**Provided data**
************
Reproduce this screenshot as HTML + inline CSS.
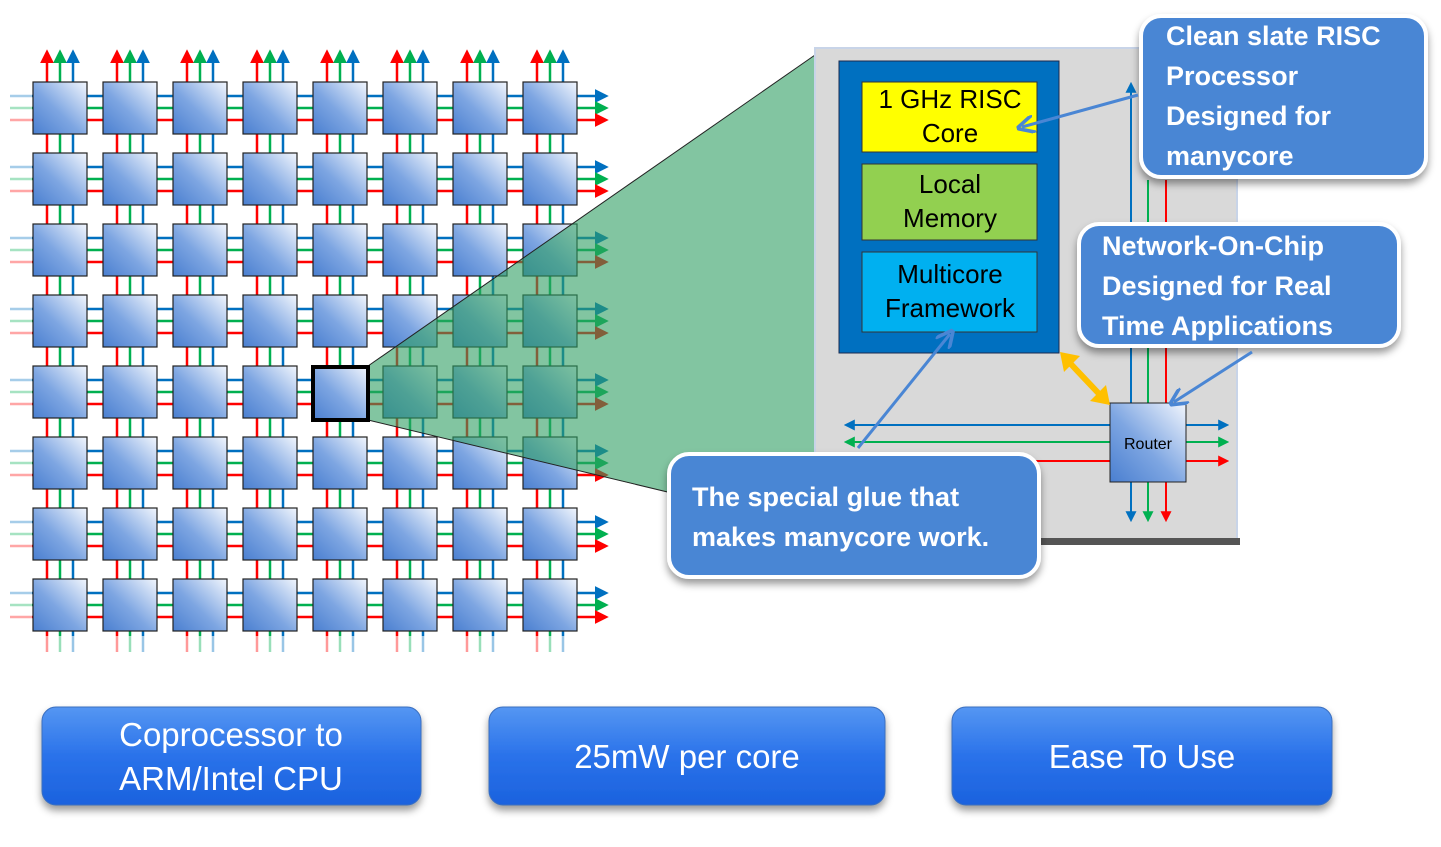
************
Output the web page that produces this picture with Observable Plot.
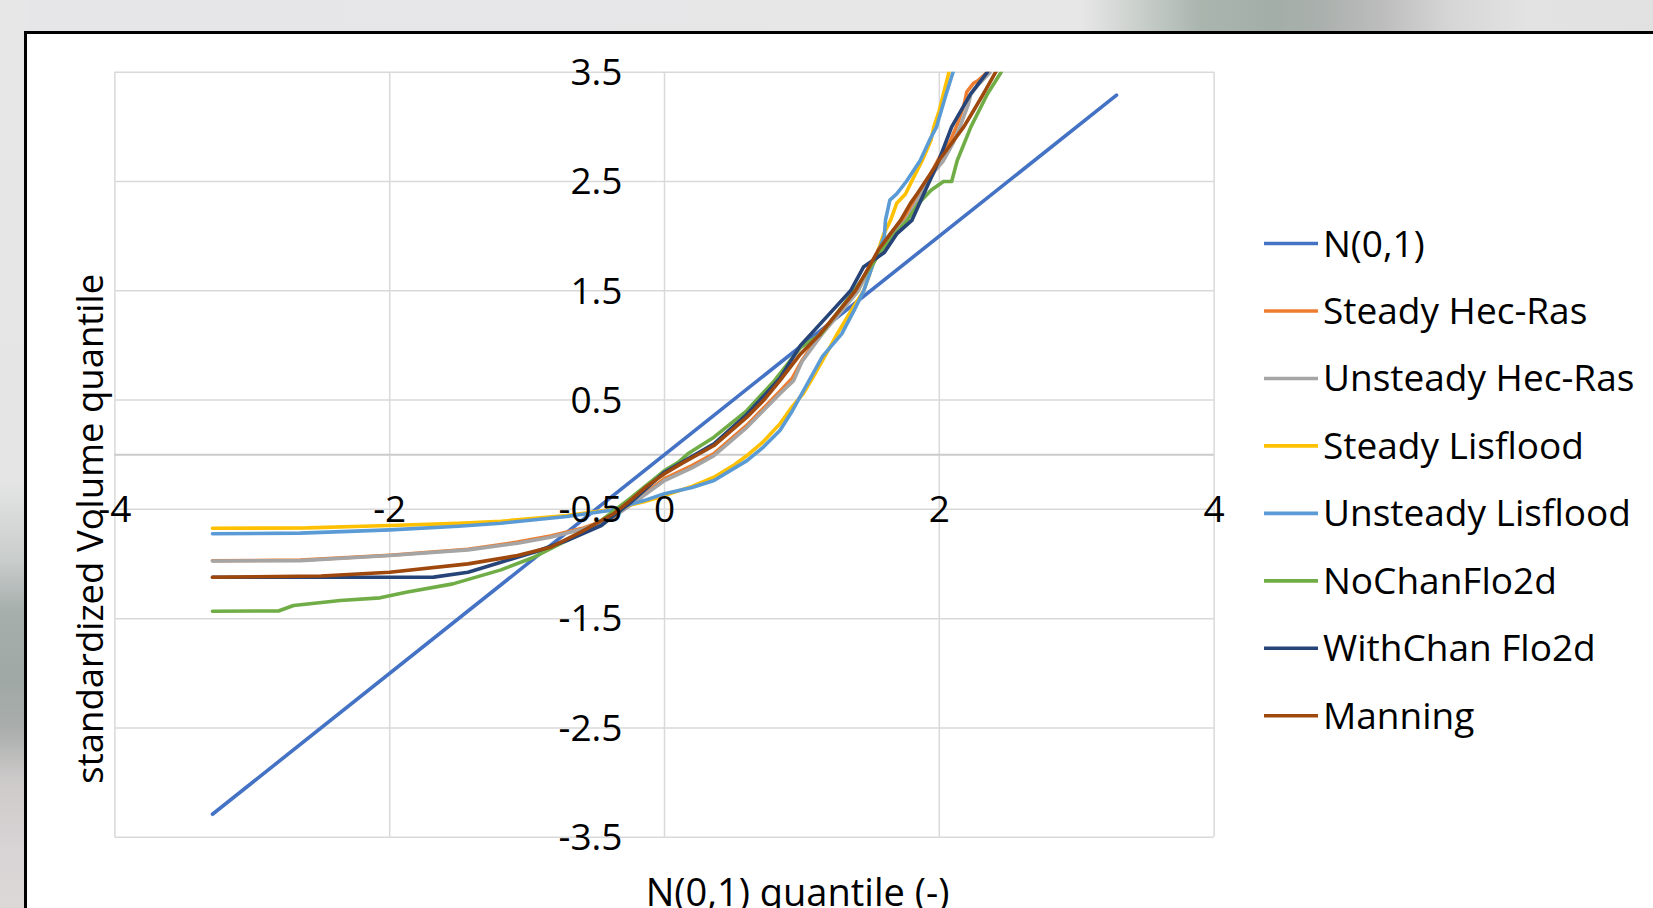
************
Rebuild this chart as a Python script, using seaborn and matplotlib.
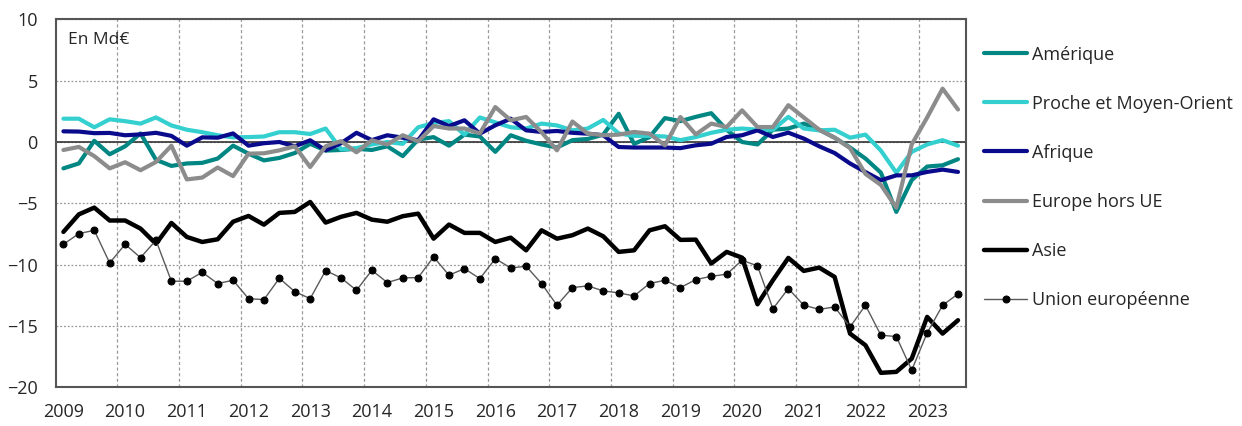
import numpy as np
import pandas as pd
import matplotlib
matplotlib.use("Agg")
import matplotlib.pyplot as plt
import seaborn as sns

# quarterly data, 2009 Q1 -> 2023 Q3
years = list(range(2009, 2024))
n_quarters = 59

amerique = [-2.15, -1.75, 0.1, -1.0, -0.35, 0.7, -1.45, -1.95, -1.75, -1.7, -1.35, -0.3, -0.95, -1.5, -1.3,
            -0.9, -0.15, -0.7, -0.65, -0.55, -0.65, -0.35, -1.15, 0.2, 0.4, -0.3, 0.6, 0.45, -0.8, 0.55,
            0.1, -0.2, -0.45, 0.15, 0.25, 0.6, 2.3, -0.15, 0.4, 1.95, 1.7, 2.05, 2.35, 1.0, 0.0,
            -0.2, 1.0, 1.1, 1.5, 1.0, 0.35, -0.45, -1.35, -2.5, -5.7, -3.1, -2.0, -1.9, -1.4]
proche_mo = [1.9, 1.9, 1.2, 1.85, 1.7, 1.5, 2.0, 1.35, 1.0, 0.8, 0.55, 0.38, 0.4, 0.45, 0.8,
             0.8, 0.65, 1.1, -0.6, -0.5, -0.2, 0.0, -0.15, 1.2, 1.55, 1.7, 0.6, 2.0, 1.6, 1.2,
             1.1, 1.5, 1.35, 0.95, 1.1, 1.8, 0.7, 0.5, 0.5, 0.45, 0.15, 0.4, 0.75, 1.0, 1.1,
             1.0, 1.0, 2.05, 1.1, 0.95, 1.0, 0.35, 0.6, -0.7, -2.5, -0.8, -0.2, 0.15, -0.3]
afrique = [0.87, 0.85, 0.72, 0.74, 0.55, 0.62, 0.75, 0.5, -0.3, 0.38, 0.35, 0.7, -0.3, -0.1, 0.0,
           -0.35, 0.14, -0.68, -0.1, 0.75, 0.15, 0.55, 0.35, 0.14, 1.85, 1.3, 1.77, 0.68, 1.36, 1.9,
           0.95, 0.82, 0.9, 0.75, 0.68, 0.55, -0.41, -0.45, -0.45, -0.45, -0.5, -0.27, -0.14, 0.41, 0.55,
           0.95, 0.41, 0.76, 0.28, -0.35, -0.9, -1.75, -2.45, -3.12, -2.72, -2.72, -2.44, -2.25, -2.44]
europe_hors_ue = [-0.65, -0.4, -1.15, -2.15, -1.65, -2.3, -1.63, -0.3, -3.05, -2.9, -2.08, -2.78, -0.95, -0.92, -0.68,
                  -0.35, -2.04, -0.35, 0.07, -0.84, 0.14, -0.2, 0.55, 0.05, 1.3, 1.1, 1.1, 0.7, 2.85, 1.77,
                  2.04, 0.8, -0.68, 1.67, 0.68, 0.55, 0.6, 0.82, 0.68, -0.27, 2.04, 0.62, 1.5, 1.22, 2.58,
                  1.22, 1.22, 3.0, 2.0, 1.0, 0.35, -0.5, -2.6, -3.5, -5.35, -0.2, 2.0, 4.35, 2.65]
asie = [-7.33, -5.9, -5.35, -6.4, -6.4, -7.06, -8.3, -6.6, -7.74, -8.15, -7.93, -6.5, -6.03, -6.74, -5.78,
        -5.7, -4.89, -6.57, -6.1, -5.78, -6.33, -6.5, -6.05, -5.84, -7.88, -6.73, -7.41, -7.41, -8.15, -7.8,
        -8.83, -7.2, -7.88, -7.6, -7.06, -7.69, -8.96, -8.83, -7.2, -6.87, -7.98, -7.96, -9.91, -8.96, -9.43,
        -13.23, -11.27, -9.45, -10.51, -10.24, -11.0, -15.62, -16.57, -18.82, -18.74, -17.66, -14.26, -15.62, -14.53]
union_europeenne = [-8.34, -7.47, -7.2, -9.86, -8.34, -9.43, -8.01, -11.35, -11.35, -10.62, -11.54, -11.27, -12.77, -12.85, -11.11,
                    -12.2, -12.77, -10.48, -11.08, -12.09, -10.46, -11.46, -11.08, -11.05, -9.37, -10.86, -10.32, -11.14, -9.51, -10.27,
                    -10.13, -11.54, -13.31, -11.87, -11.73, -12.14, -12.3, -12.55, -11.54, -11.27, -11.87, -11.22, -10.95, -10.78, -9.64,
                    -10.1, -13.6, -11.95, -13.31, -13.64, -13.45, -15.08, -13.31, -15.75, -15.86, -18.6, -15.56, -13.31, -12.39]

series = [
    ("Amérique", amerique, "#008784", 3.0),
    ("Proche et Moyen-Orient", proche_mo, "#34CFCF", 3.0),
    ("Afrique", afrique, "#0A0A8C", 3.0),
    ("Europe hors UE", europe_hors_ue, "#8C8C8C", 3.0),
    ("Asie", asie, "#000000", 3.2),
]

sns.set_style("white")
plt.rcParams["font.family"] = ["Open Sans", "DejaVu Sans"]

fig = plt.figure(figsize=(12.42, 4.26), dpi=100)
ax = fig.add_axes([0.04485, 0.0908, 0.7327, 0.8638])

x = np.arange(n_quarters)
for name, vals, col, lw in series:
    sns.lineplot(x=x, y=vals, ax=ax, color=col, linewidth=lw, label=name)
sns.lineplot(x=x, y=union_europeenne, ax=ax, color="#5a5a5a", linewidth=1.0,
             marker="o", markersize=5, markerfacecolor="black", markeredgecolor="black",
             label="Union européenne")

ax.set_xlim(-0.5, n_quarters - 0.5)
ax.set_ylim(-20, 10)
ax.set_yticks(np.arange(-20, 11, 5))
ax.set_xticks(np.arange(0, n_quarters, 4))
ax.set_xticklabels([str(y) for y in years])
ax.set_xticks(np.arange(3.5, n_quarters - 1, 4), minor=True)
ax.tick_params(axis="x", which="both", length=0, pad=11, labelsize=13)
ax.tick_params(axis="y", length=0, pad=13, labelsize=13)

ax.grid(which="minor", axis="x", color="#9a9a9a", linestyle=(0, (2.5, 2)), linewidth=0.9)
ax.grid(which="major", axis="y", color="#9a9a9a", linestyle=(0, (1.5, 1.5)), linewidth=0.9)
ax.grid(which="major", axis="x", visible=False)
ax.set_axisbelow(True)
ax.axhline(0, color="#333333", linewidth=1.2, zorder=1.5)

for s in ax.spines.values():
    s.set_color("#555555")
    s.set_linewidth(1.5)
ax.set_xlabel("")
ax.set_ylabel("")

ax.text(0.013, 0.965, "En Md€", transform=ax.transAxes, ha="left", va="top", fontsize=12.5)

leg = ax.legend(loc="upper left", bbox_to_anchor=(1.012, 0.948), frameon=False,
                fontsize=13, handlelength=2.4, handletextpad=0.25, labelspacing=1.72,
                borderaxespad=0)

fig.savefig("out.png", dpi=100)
************
**Given task**
Return only the number of lines in the data above that include the word "this".

**The result**
3